Вы здесь

Сын человеческий. Об отце Александре Мене. Кризис и встреча (Андрей Тавров, 2014)

Кризис и встреча

В 82-м году я сильно болел – мучительная слабость, бессонница, депрессия. До этого я много пил, ел транквилизаторы горстями, пытался открыть для себя наркотики. Несколько раз приходил к заключению, что с меня хватит…

За плечами было детство в Сочи, московская школа, университет, телевидение (зарубежный отдел), потом работа грузчиком в магазине, журналистом в мытищинской газете «За коммунизм», стихи в стол, многолетняя работа на стройке, и вот теперь – диван в коммуналке, с которого я вставал далеко не каждый день.

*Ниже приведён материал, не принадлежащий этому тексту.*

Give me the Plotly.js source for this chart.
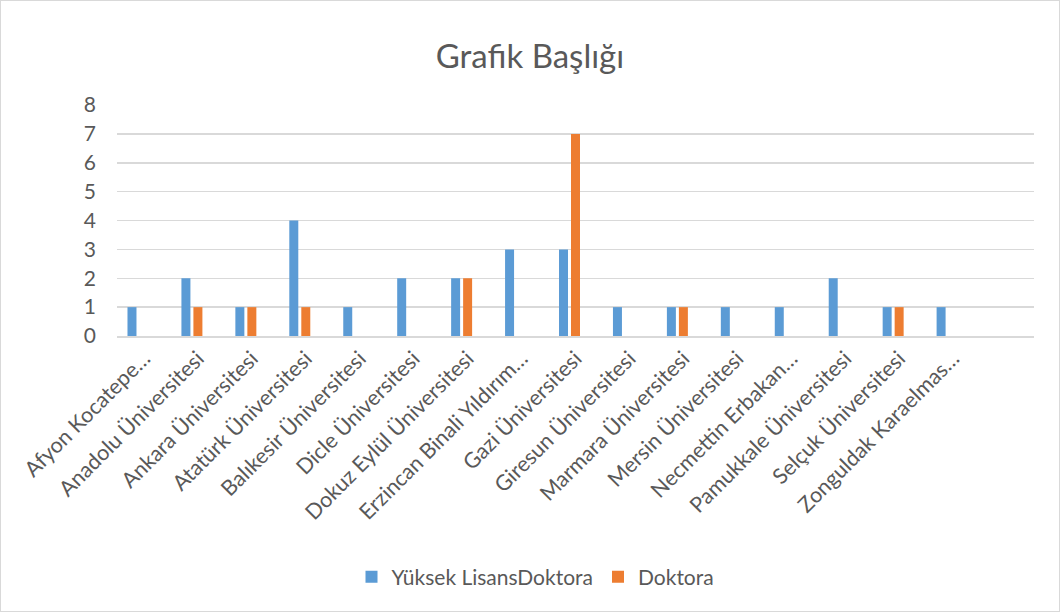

На улицу я выходил все реже – не было сил. Недуг поселился во мне и набирал силы. Я был в отчаянии. Мне было 35 лет, и я не верил, что такое могло случиться именно со мной. И это после вполне романтической юности и великих надежд. Время от времени приходили недолгие периоды улучшения, и тогда я мог выбираться на улицу и даже ездить на транспорте. Но они становились все более короткими. Месяцами я спал по 2 часа в сутки. Я боялся сойти с ума.

Помню, как однажды ночью вышел на кухню, попить воды, в одних трусах, и в отчаянии лег на грязный рваный линолеум. Уставившись в потолок, я забормотал, неизвестно к кому обращаясь: если ты есть, помоги! Сделай хоть что-нибудь! Я до сих пор вижу эту штукатурку с желтыми разводами на потолке и ночное глубокое окно, похожее на колодец.

В один из периодов улучшения я оказался в церкви на Братовщине по Ярославской дороге, где настоятелем был архимандрит Иосиф, с которым мама познакомилась в Боткинской больнице. Не знаю, зачем я к нему приехал. Вероятно, потому, что больше ехать было просто некуда. Вероятно, это было то самое рефлекторное движение утопающего, который хватается за соломинку. Поездка далась мне нелегко. Тем не менее, я засыпал священника вопросами, на которые у него не было ответа. И тогда он сказал: я дам вам рекомендательное письмо к одному человеку, тоже священнику, который все вам расскажет и сделает это более компетентно, чем я. И он написал письмо. Помню, я отметил торжественность минуты – мне еще ни разу не давали рекомендательных писем, а тем более к священнику. Зачем такое письмо понадобилось, я понял позже. В общем, оно удостоверяло, что я не засланный органами, а самый обычный.

Через три дня я добрался до Новой Деревни. Меня привезли с дачи на мопеде. Утро было солнечным, начало лета, пели птицы. Я вошел в храм, подошел к «ящику» и попросил передать свое рекомендательное письмо священнику, отцу Александру. Пока шла служба, я вглядывался в священника, и издалека он показался мне какого-то купеческого, кустодиевского вида – плотный, бородатый. Потом служба закончилась, и народ стал расходиться. Я стоял у двери и когда в очередной раз поднял глаза, увидел, что отец Александр идет ко мне. Он больше не был похож на купца. Более того, он смотрел на меня с такой радостью и любовью, словно встретил старого друга после долгой-долгой разлуки. Ситуация явно была искусственной – я понял, что здесь что-то не то, что это не мне, что он действительно кому-то очень рад, и что, вероятно, тот, кому он так радуется, стоит у меня за спиной. Я обернулся. Там никого не было. Его любовь и его улыбка предназначались именно мне, человеку, которого он видел в первый раз в жизни. Помню, что меня это тогда сильно поразило. Так было не принято. Такое вообще встречается в жизни довольно-таки редко. Если вдуматься – исключая светский механический этикет и мускульные улыбки официанток – почти никогда. Но ни официантки, ни светские люди никогда не будут смотреть на вас как на ближайшего друга, из глубины глубин, сияя глазами, полными искренней любви… – я думаю, тут не надо ничего больше объяснять.

Не помню точно, о чем мы тогда говорили в первый раз, сидя на деревянной лавке под вешалкой. Лавки эти служили сиденьями и помостами для гробов во время отпевания, на них же закусывали во время обеда. Я из своей застывшей судороги, в которую был тогда постоянно упакован, как гнутый саксофон в плохой футляр, сказал, что мне хотелось бы узнать, как выглядел Иерусалим при жизни Христа, потому что писал поэму с главой, посвященной Распятию, и отец Александр пообещал принести книжку, назначив день и час. Я поблагодарил и пошел на дорогу. Посидел на обочине, выкурил сигарету. Через двадцать минут приехал мопед, и меня увезли на дачу.

Он не просто любил Бога, а любил его той влюбленностью, о которой говорит Христос в Апокалипсисе, называя ее «первой любовью», которая по удивительному Его сообщению, не должна кончаться.